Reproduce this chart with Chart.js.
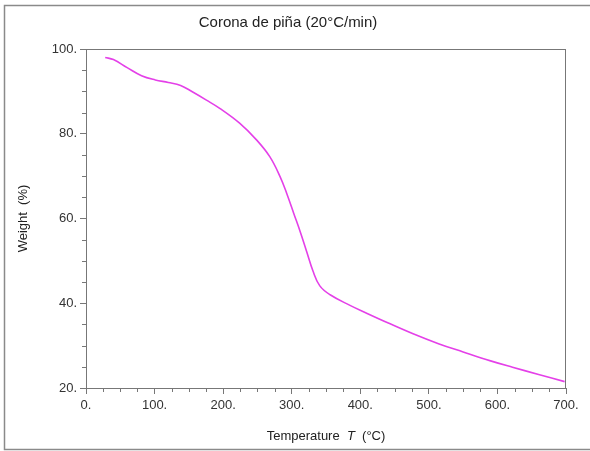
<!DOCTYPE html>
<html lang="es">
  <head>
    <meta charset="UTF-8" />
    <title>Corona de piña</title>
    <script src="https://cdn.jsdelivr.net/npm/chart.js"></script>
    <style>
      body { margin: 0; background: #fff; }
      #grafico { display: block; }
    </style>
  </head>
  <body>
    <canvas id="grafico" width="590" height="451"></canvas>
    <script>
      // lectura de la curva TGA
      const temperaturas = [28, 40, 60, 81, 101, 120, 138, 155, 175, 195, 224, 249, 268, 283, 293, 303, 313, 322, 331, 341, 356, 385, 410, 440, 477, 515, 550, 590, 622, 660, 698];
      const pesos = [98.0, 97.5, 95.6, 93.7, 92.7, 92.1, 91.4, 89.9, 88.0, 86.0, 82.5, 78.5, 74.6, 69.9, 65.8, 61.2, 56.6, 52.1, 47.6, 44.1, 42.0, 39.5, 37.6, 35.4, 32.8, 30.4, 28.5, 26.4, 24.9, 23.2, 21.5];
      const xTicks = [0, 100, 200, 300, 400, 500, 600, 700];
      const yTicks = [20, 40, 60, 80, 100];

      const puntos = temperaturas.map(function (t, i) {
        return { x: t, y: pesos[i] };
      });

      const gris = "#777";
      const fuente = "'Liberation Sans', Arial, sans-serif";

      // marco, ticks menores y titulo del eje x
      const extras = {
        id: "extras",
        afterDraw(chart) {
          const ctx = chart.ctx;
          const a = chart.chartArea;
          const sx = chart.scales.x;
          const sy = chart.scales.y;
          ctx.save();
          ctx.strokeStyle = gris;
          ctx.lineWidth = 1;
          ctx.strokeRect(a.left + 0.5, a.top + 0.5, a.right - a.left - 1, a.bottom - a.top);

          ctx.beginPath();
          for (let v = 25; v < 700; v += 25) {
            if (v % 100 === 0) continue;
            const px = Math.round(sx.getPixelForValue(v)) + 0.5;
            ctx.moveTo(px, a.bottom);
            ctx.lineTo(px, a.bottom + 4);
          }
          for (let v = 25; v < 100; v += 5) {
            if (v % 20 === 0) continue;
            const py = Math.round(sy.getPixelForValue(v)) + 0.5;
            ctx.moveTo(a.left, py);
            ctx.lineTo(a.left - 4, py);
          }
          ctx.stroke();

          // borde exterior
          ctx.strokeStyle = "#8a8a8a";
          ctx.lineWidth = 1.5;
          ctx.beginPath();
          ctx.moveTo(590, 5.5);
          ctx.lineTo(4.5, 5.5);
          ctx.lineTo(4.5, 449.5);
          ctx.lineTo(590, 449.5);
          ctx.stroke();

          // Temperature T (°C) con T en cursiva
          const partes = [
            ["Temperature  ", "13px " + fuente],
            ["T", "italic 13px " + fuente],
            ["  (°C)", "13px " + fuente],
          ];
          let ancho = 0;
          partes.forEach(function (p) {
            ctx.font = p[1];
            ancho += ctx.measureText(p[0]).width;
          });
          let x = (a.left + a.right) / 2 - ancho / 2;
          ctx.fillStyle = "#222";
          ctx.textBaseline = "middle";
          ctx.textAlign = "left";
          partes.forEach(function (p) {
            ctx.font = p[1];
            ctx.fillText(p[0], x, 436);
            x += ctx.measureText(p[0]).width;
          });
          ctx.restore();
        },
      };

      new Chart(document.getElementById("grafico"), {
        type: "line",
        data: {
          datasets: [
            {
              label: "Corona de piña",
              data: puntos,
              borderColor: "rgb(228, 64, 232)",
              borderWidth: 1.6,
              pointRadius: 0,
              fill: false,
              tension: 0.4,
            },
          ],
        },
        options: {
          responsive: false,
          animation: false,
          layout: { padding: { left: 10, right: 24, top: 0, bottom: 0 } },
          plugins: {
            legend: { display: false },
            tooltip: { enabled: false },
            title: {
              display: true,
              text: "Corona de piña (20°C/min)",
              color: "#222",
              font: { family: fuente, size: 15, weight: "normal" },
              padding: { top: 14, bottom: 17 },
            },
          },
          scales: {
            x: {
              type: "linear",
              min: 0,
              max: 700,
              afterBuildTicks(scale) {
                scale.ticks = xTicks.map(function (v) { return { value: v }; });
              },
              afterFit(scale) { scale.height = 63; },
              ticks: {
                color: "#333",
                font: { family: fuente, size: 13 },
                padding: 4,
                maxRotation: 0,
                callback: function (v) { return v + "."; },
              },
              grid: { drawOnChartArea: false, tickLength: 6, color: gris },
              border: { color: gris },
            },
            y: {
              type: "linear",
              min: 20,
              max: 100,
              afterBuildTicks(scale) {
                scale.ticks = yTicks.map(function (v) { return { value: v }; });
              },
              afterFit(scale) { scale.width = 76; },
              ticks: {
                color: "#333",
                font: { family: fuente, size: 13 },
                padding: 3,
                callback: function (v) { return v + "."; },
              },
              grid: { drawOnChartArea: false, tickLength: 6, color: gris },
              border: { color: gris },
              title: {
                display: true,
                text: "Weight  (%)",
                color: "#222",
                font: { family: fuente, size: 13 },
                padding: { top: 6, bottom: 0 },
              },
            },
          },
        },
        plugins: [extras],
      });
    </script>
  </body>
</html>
---+---
* **EXERCISE TASK**:
Begin at the first line of the data above and repeat each line exactly, stopping after the line containing "ctx.strokeRect(a.left + 0.5, a.top". Omit the pictures.

* **OUTPUT OF THE EXERCISE**:
Reproduce this chart with Chart.js.
<!DOCTYPE html>
<html lang="es">
  <head>
    <meta charset="UTF-8" />
    <title>Corona de piña</title>
    <script src="https://cdn.jsdelivr.net/npm/chart.js"></script>
    <style>
      body { margin: 0; background: #fff; }
      #grafico { display: block; }
    </style>
  </head>
  <body>
    <canvas id="grafico" width="590" height="451"></canvas>
    <script>
      // lectura de la curva TGA
      const temperaturas = [28, 40, 60, 81, 101, 120, 138, 155, 175, 195, 224, 249, 268, 283, 293, 303, 313, 322, 331, 341, 356, 385, 410, 440, 477, 515, 550, 590, 622, 660, 698];
      const pesos = [98.0, 97.5, 95.6, 93.7, 92.7, 92.1, 91.4, 89.9, 88.0, 86.0, 82.5, 78.5, 74.6, 69.9, 65.8, 61.2, 56.6, 52.1, 47.6, 44.1, 42.0, 39.5, 37.6, 35.4, 32.8, 30.4, 28.5, 26.4, 24.9, 23.2, 21.5];
      const xTicks = [0, 100, 200, 300, 400, 500, 600, 700];
      const yTicks = [20, 40, 60, 80, 100];

      const puntos = temperaturas.map(function (t, i) {
        return { x: t, y: pesos[i] };
      });

      const gris = "#777";
      const fuente = "'Liberation Sans', Arial, sans-serif";

      // marco, ticks menores y titulo del eje x
      const extras = {
        id: "extras",
        afterDraw(chart) {
          const ctx = chart.ctx;
          const a = chart.chartArea;
          const sx = chart.scales.x;
          const sy = chart.scales.y;
          ctx.save();
          ctx.strokeStyle = gris;
          ctx.lineWidth = 1;
          ctx.strokeRect(a.left + 0.5, a.top + 0.5, a.right - a.left - 1, a.bottom - a.top);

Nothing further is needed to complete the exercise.